→ Problem details:
Determine the number of lines that contain the word "matplotlib", then state that number and nothing more.

→ Dataset excerpt:
══════════════════════════════

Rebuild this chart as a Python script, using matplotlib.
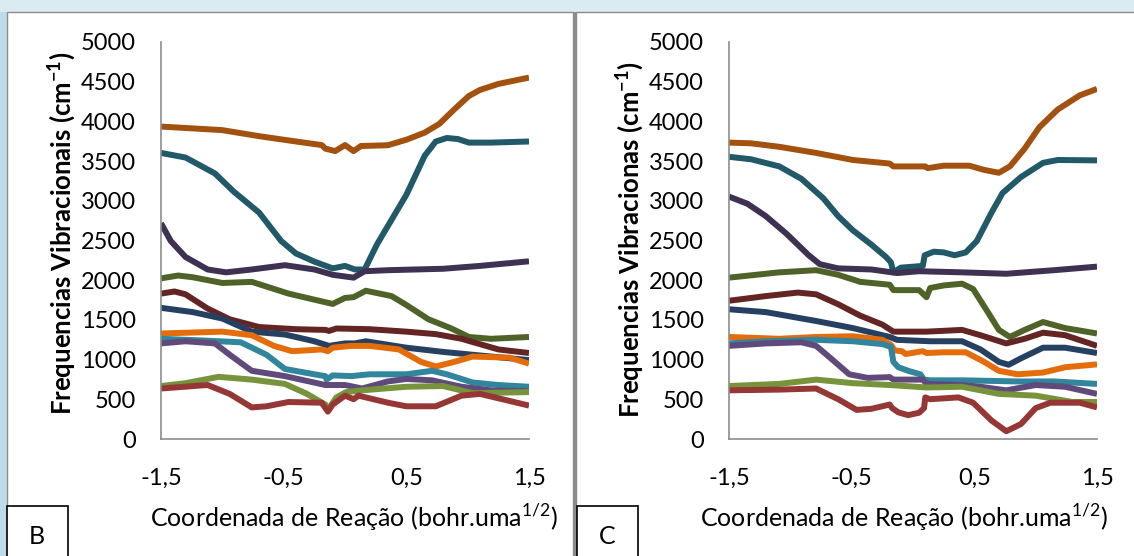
import matplotlib
matplotlib.use('Agg')
import matplotlib.pyplot as plt
from matplotlib.patches import Rectangle

plt.rcParams['font.family'] = ['Lato', 'DejaVu Sans']
plt.rcParams['mathtext.fontset'] = 'custom'
plt.rcParams['mathtext.rm'] = 'Lato'
plt.rcParams['mathtext.bf'] = 'Lato:bold'

colors = ['#a3510f', '#215968', '#3f3151', '#4f6228', '#632523', '#254061',
          '#e46c0a', '#31859c', '#604a7b', '#77933c', '#953735']

# ---- panel B ----
b_x = [
    [-1.5, -1.0, -0.7, -0.4, -0.19, -0.16, -0.08, 0.0, 0.07, 0.13, 0.2, 0.35, 0.5, 0.65, 0.77, 0.89, 1.01, 1.1, 1.25, 1.5],
    [-1.5, -1.3, -1.06, -0.91, -0.7, -0.52, -0.4, -0.25, -0.1, 0.0, 0.08, 0.16, 0.26, 0.38, 0.5, 0.65, 0.74, 0.83, 0.92, 1.01, 1.19, 1.5],
    [-1.5, -1.42, -1.3, -1.12, -0.97, -0.76, -0.49, -0.25, -0.1, 0.07, 0.16, 0.35, 0.8, 1.1, 1.5],
    [-1.5, -1.36, -1.24, -1.0, -0.76, -0.64, -0.46, -0.25, -0.1, 0.0, 0.07, 0.17, 0.38, 0.5, 0.68, 0.86, 1.01, 1.19, 1.5],
    [-1.5, -1.39, -1.3, -1.12, -0.94, -0.7, -0.4, -0.16, -0.13, -0.07, 0.2, 0.5, 0.74, 0.95, 1.25, 1.5],
    [-1.5, -1.24, -1.0, -0.76, -0.49, -0.25, -0.13, 0.0, 0.08, 0.17, 0.5, 0.8, 1.1, 1.5],
    [-1.5, -1.0, -0.76, -0.58, -0.43, -0.19, -0.14, -0.1, 0.05, 0.2, 0.44, 0.62, 0.74, 0.89, 1.04, 1.34, 1.5],
    [-1.5, -1.15, -0.85, -0.64, -0.49, -0.25, -0.16, -0.15, -0.1, 0.05, 0.2, 0.5, 0.71, 0.83, 1.04, 1.25, 1.5],
    [-1.5, -1.3, -1.06, -0.94, -0.76, -0.49, -0.16, 0.0, 0.14, 0.35, 0.5, 0.71, 0.95, 1.19, 1.5],
    [-1.5, -1.3, -1.03, -0.76, -0.49, -0.31, -0.16, -0.14, -0.07, 0.01, 0.14, 0.5, 0.8, 1.04, 1.5],
    [-1.5, -1.12, -0.94, -0.76, -0.64, -0.46, -0.19, -0.14, -0.1, 0.0, 0.07, 0.11, 0.35, 0.5, 0.74, 0.95, 1.1, 1.5],
]
b_y = [
    [3935, 3890, 3814, 3747, 3702, 3657, 3626, 3702, 3626, 3690, 3693, 3700, 3769, 3859, 3970, 4150, 4320, 4396, 4472, 4552],
    [3603, 3545, 3344, 3120, 2851, 2493, 2337, 2234, 2149, 2180, 2135, 2135, 2449, 2762, 3075, 3568, 3747, 3791, 3778, 3733, 3733, 3747],
    [2717, 2493, 2292, 2135, 2099, 2135, 2189, 2135, 2068, 2032, 2113, 2126, 2144, 2180, 2238],
    [2023, 2059, 2037, 1965, 1979, 1920, 1831, 1755, 1701, 1777, 1786, 1867, 1800, 1688, 1508, 1397, 1285, 1262, 1285],
    [1831, 1858, 1822, 1643, 1508, 1410, 1383, 1374, 1361, 1392, 1383, 1352, 1321, 1262, 1128, 1083],
    [1652, 1598, 1517, 1352, 1316, 1231, 1173, 1204, 1204, 1231, 1150, 1097, 1052, 994],
    [1329, 1352, 1307, 1173, 1106, 1128, 1106, 1150, 1173, 1173, 1128, 971, 913, 971, 1038, 1025, 949],
    [1262, 1240, 1218, 1061, 882, 815, 792, 748, 801, 792, 815, 815, 859, 815, 712, 680, 658],
    [1204, 1231, 1204, 1061, 859, 792, 680, 680, 636, 725, 756, 739, 658, 613, 600],
    [667, 703, 783, 748, 694, 568, 434, 367, 524, 591, 613, 658, 667, 577, 591],
    [636, 680, 568, 398, 412, 466, 457, 345, 434, 546, 501, 546, 457, 412, 412, 546, 568, 421],
]

# ---- panel C ----
c_x = [
    [-1.5, -1.32, -1.09, -0.79, -0.49, -0.19, -0.16, 0.1, 0.12, 0.25, 0.46, 0.58, 0.7, 0.79, 0.91, 1.03, 1.18, 1.36, 1.5],
    [-1.5, -1.32, -1.09, -0.91, -0.73, -0.61, -0.49, -0.34, -0.22, -0.18, -0.16, -0.1, 0.08, 0.095, 0.17, 0.25, 0.34, 0.43, 0.52, 0.64, 0.73, 0.88, 1.06, 1.18, 1.5],
    [-1.5, -1.35, -1.2, -1.03, -0.85, -0.76, -0.61, -0.34, -0.13, 0.05, 0.4, 0.76, 1.15, 1.5],
    [-1.5, -1.09, -0.79, -0.61, -0.43, -0.19, -0.16, 0.05, 0.11, 0.14, 0.25, 0.4, 0.49, 0.61, 0.7, 0.79, 0.91, 1.06, 1.24, 1.5],
    [-1.5, -1.2, -0.94, -0.79, -0.61, -0.43, -0.25, -0.16, 0.11, 0.4, 0.55, 0.76, 0.91, 1.06, 1.24, 1.5],
    [-1.5, -1.2, -0.79, -0.49, -0.19, -0.13, 0.14, 0.4, 0.55, 0.7, 0.78, 0.88, 1.06, 1.24, 1.5],
    [-1.5, -1.09, -0.79, -0.49, -0.25, -0.18, -0.15, -0.09, -0.06, 0.08, 0.11, 0.25, 0.43, 0.58, 0.7, 0.85, 1.06, 1.24, 1.5],
    [-1.5, -1.2, -0.79, -0.49, -0.25, -0.18, -0.16, -0.12, -0.04, 0.06, 0.09, 0.14, 0.4, 0.85, 1.15, 1.5],
    [-1.5, -1.2, -0.91, -0.79, -0.67, -0.52, -0.37, -0.19, -0.16, 0.08, 0.11, 0.4, 0.55, 0.76, 1.0, 1.24, 1.5],
    [-1.5, -1.09, -0.79, -0.49, -0.19, 0.11, 0.4, 0.7, 1.0, 1.3, 1.5],
    [-1.5, -1.09, -0.79, -0.61, -0.46, -0.34, -0.19, -0.17, -0.12, -0.04, 0.05, 0.09, 0.1, 0.14, 0.37, 0.49, 0.64, 0.76, 0.88, 1.0, 1.12, 1.36, 1.5],
]
c_y = [
    [3733, 3724, 3680, 3603, 3514, 3469, 3433, 3433, 3411, 3442, 3442, 3389, 3353, 3433, 3657, 3926, 4150, 4328, 4409],
    [3554, 3523, 3433, 3277, 3030, 2807, 2628, 2449, 2292, 2225, 2099, 2158, 2180, 2314, 2359, 2350, 2314, 2350, 2493, 2851, 3098, 3299, 3478, 3514, 3509],
    [3053, 2963, 2807, 2583, 2314, 2202, 2149, 2135, 2090, 2113, 2099, 2081, 2126, 2171],
    [2032, 2099, 2126, 2068, 1979, 1943, 1875, 1875, 1786, 1902, 1934, 1956, 1889, 1598, 1374, 1285, 1374, 1473, 1397, 1329],
    [1741, 1800, 1844, 1822, 1697, 1553, 1441, 1352, 1352, 1374, 1307, 1204, 1262, 1339, 1307, 1173],
    [1634, 1598, 1486, 1397, 1285, 1249, 1231, 1231, 1128, 971, 935, 1016, 1150, 1150, 1083],
    [1285, 1262, 1285, 1294, 1249, 1186, 1115, 1106, 1070, 1106, 1083, 1092, 1092, 971, 859, 815, 837, 904, 940],
    [1204, 1231, 1249, 1231, 1195, 1160, 971, 904, 859, 815, 748, 739, 739, 725, 725, 694],
    [1173, 1204, 1218, 1173, 1016, 815, 770, 779, 748, 748, 694, 680, 658, 613, 680, 658, 568],
    [667, 694, 748, 703, 680, 649, 658, 568, 546, 466, 466],
    [613, 622, 636, 501, 367, 380, 434, 389, 336, 300, 331, 389, 524, 501, 524, 457, 233, 98, 188, 389, 457, 457, 398],
]

x_ticks = [-1.5, -0.5, 0.5, 1.5]
x_ticklabels = ['-1,5', '-0,5', '0,5', '1,5']
y_ticks = [0, 500, 1000, 1500, 2000, 2500, 3000, 3500, 4000, 4500, 5000]

W, H = 1134, 556
fig = plt.figure(figsize=(W / 100, H / 100), dpi=100)
fig.patch.set_facecolor('#dbebf2')


def px_rect(x0, y0, x1, y1, z=-1, **kw):
    fig.add_artist(Rectangle((x0 / W, 1 - y1 / H), (x1 - x0) / W, (y1 - y0) / H,
                             transform=fig.transFigure, zorder=z, **kw))


# left blue strip and white panels
px_rect(0, 12, 7, 560, facecolor='#bcdde8', edgecolor='none')
px_rect(7, 12, 573, 560, facecolor='white', edgecolor='#8c8c8c', linewidth=1)
px_rect(576, 12, 1140, 560, facecolor='white', edgecolor='#8c8c8c', linewidth=1)
px_rect(573, 12, 576, 560, facecolor='#8c8c8c', edgecolor='none')


def make_panel(left_px, xs, ys, ylabel, ylab_x, ylab_y, xlab_x, letter, box_x):
    ax = fig.add_axes([left_px / W, (H - 439) / H, 368 / W, 397 / H])
    ax.set_facecolor('none')
    for xv, yv, c in zip(xs, ys, colors):
        ax.plot(xv, yv, color=c, lw=4.3, solid_joinstyle='round', solid_capstyle='butt')
    ax.set_xlim(-1.5, 1.5)
    ax.set_ylim(0, 5000)
    ax.set_xticks(x_ticks)
    ax.set_xticklabels(x_ticklabels)
    ax.set_yticks(y_ticks)
    ax.tick_params(length=0, labelsize=17)
    ax.tick_params(axis='y', pad=18)
    ax.tick_params(axis='x', pad=21)
    for s in ['top', 'right']:
        ax.spines[s].set_visible(False)
    for s in ['left', 'bottom']:
        ax.spines[s].set_color('#8c8c8c')
        ax.spines[s].set_linewidth(1.2)
    fig.text(xlab_x / W, 1 - 517 / H, 'Coordenada de Reação (bohr.uma$^{1/2}$)',
             ha='center', va='center', fontsize=18)
    fig.text(ylab_x / W, 1 - ylab_y / H, ylabel, rotation=90, ha='center', va='center',
             fontsize=18.5, fontweight='bold')
    px_rect(box_x, 506, box_x + 61, 560, z=2, facecolor='white', edgecolor='black', linewidth=1.2)
    fig.text((box_x + 30) / W, 1 - 537 / H, letter, ha='center', va='center', fontsize=18)
    return ax


make_panel(161, b_x, b_y, r'Frequencias Vibracionais (cm$^{\mathbf{-1}}$)', 62, 233, 354, 'B', 7)
make_panel(729, c_x, c_y, r'Frequencias Vibracionas (cm$^{\mathbf{-1}}$)', 630, 240, 904, 'C', 577)

fig.savefig('out.png', dpi=100, facecolor=fig.get_facecolor())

══════════════════════════════

→ Exercise response:
5